(Book Review) How Powerful Are Global Indicators? Statistical indicators are more influential than ever before. The Economist provided one recent overview of the power of indicators in a report entitled “How to lie with indices,” and Alexander Cooley and Jack Snyder give a similar motivation and justification for their edited volume Ranking the World: Grading States as a Tool of Global Governance. There are more numbers and they are having more influence, so we need to get a handle on how they are produced and what kind of power they have. I agree, there is a rise in indicators. Moreover, fueled by big data and the sustainable development goals, the so-called data revolution is finding its feet, so I do not expect it to let up anytime soon.
As one would expect there is now a ballooning literature to match the rise of indicators. Cooley and Snyder’s volume is on trend here, and collects a nice set of contributions, largely originating from international relations scholars working on Eurasia. The early and leading contributions in the literature on indicators emerged from law and anthropology (sometimes cross-disciplinary work), but now political science, and in particular international relations, is following.
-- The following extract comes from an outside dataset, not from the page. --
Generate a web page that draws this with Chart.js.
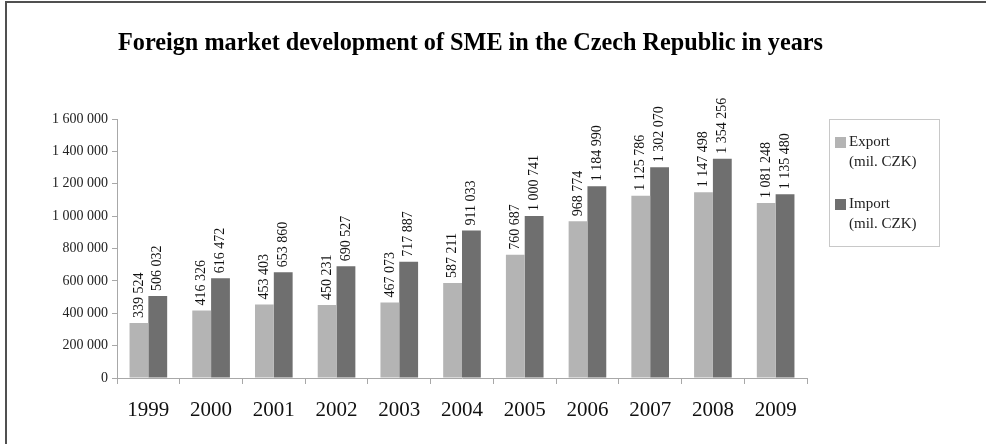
<!DOCTYPE html>
<html>
<head>
<meta charset="utf-8">
<script src="https://cdn.jsdelivr.net/npm/chart.js@4.4.0/dist/chart.umd.min.js"></script>
<style>
  html, body { margin: 0; padding: 0; background: #fff; }
  #wrap { position: relative; width: 986px; height: 444px; overflow: hidden; }
  #frame { position: absolute; left: 5px; top: 1px; width: 1000px; height: 500px;
           border-left: 2px solid #505050; border-top: 2px solid #505050; }
  canvas { position: absolute; left: 0; top: 0; }
</style>
</head>
<body>
<div id="wrap">
  <div id="frame"></div>
  <canvas id="chart" width="986" height="444"></canvas>
</div>
<script>
const years = ["1999", "2000", "2001", "2002", "2003", "2004", "2005", "2006", "2007", "2008", "2009"];
const exportValues = [339524, 416326, 453403, 450231, 467073, 587211, 760687, 968774, 1125786, 1147498, 1081248];
const importValues = [506032, 616472, 653860, 690527, 717887, 911033, 1000741, 1184990, 1302070, 1354256, 1135480];
const seriesNames = [["Export", "(mil. CZK)"], ["Import", "(mil. CZK)"]];
const titleText = "Foreign market development of SME in the Czech Republic in years";

const SERIF = "'Liberation Serif', 'Times New Roman', serif";

function spaced(v) {
    return String(v).replace(/\B(?=(\d{3})+(?!\d))/g, " ");
}

// rotated value labels above the bars
const barLabels = {
    id: "barLabels",
    afterDatasetsDraw(chart) {
        const c = chart.ctx;
        c.save();
        c.font = "14px " + SERIF;
        c.fillStyle = "#111";
        c.textAlign = "left";
        c.textBaseline = "middle";
        chart.data.datasets.forEach((ds, i) => {
            chart.getDatasetMeta(i).data.forEach((bar, j) => {
                c.save();
                c.translate(bar.x, bar.y - 5);
                c.rotate(-Math.PI / 2);
                c.fillText(spaced(ds.data[j]), 0, 0);
                c.restore();
            });
        });
        c.restore();
    }
};

// title and boxed legend on the right
const extras = {
    id: "extras",
    afterDraw(chart) {
        const c = chart.ctx;
        c.save();
        c.fillStyle = "#000";
        c.textBaseline = "middle";
        c.textAlign = "left";
        let size = 22;
        c.font = "bold " + size + "px " + SERIF;
        const w = c.measureText(titleText).width;
        size = size * 705 / w;
        c.font = "bold " + size.toFixed(2) + "px " + SERIF;
        c.fillText(titleText, 118, 44);

        // legend box
        c.strokeStyle = "#c8c8c8";
        c.lineWidth = 1;
        c.strokeRect(829.5, 119.5, 110, 127);
        c.font = "15px " + SERIF;
        const rows = [137, 199];
        chart.data.datasets.forEach((ds, i) => {
            const y = rows[i];
            c.fillStyle = ds.backgroundColor;
            c.fillRect(835, y, 11, 11);
            c.fillStyle = "#222";
            c.fillText(seriesNames[i][0], 849, y + 5);
            c.fillText(seriesNames[i][1], 849, y + 25);
        });
        c.restore();
    }
};

new Chart(document.getElementById("chart"), {
    type: "bar",
    data: {
        labels: years,
        datasets: [
            { label: "Export (mil. CZK)", data: exportValues, backgroundColor: "#b4b4b4" },
            { label: "Import (mil. CZK)", data: importValues, backgroundColor: "#6f6f6f" }
        ]
    },
    options: {
        responsive: false,
        animation: false,
        events: [],
        categoryPercentage: 0.6,
        barPercentage: 1.0,
        layout: { padding: { left: 10, right: 179, top: 119, bottom: 0 } },
        plugins: {
            legend: { display: false },
            title: { display: false },
            tooltip: { enabled: false }
        },
        scales: {
            x: {
                grid: { offset: true, drawOnChartArea: false, drawTicks: true, tickLength: 6, color: "#a8a8a8" },
                border: { color: "#a8a8a8" },
                ticks: { color: "#111", font: { family: SERIF, size: 21 }, padding: 14, maxRotation: 0 },
                afterFit(scale) { scale.height = 66; }
            },
            y: {
                min: 0,
                max: 1600000,
                ticks: {
                    stepSize: 200000,
                    color: "#222",
                    font: { family: SERIF, size: 14 },
                    padding: 4,
                    callback: v => spaced(v)
                },
                grid: { drawOnChartArea: false, drawTicks: true, tickLength: 5, color: "#a8a8a8" },
                border: { color: "#a8a8a8" },
                afterFit(scale) { scale.width = 107; }
            }
        }
    },
    plugins: [barLabels, extras]
});
</script>
</body>
</html>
Economics is as far as I can tell still on the sidelines. Of course, “constructivism” within international relations has a natural comparative advantage in approaching data as social products. On the other hand, economists, statisticians, and political scientists of the positivist mold have a mountain to climb.
I hope there will be a gradual shift in all disciplines towards approaching global indicators critically as “products” rather than the mainstream approach of being uncritical consumers of indicators. All these indicators are entering the realm of “as if” governance. We all know, I hope, that the Freedom House actually does not measure “democracy”; that the consumer price index does not actually measure “inflation”; and that Transparency International does not actually measure “corruption.” We just pretend “as if” they do. We are in deep trouble if we forget that we are making decisions or doing analytic research “as if” these things can actually be counted.
Cooley and Snyder provides a good introduction and conclusion that makes for excellent reading if you want to get an idea of the main research questions and what has been discovered thus far. The collected papers here are thus a really useful report on progress thus far on the topic. The volume makes the point that indicators are powerful, and in doing so, one might say that they have indeed picked the most visible and powerful ones. We are first introduced to the world of the credit-rating agencies by Rawi Abdelal and Mark Blyth, before Mlada Bukovansky treats us to a study of how corruption is measured. Nehal Bhuta provides a rather parallel study of how “state fragility” is quantified. Seva Gunitsky compares different ways to quantify the degree of democracy in a country. And if you did not already question whether such indicators might be the subject of gaming, Sam Schueth provides a study of how Georgia responded to being ranked on the Doing Business Index.
This edited volume is a good place to start if you are looking to read up on some of the numbers literature. It has many strengths, one of them being that it appears quite cohesive as far as edited volumes go. It might have benefited from closer proofreading, and the book is, as one would expect, colored by the fact that this a study of numbers from a group of scholars in international relations largely looking at the world from the point of view of US-Russian and Central Asian relations.
Despite the many publications on this topic, I think there are still many holes in our knowledge. There is a further need for empirical research along the lines of political ethnography of indicators. Particularly there is a knowledge gap concerning the relationship between data and decisions. There is also a surprising gap in knowledge of what makes a good indicator and what does not. The book chiefly presents studies where numbers do matter–such as when Georgia targeted the indicator that measures the ease of doing business. But more often than not evidence, statistics, and indicators are roundly ignored. There are more indicators now than before, but why do some matter and others do not? These are just some of the questions that arise when reading the book. In other words: more research is needed, and this book is a good start if you want to be stimulated.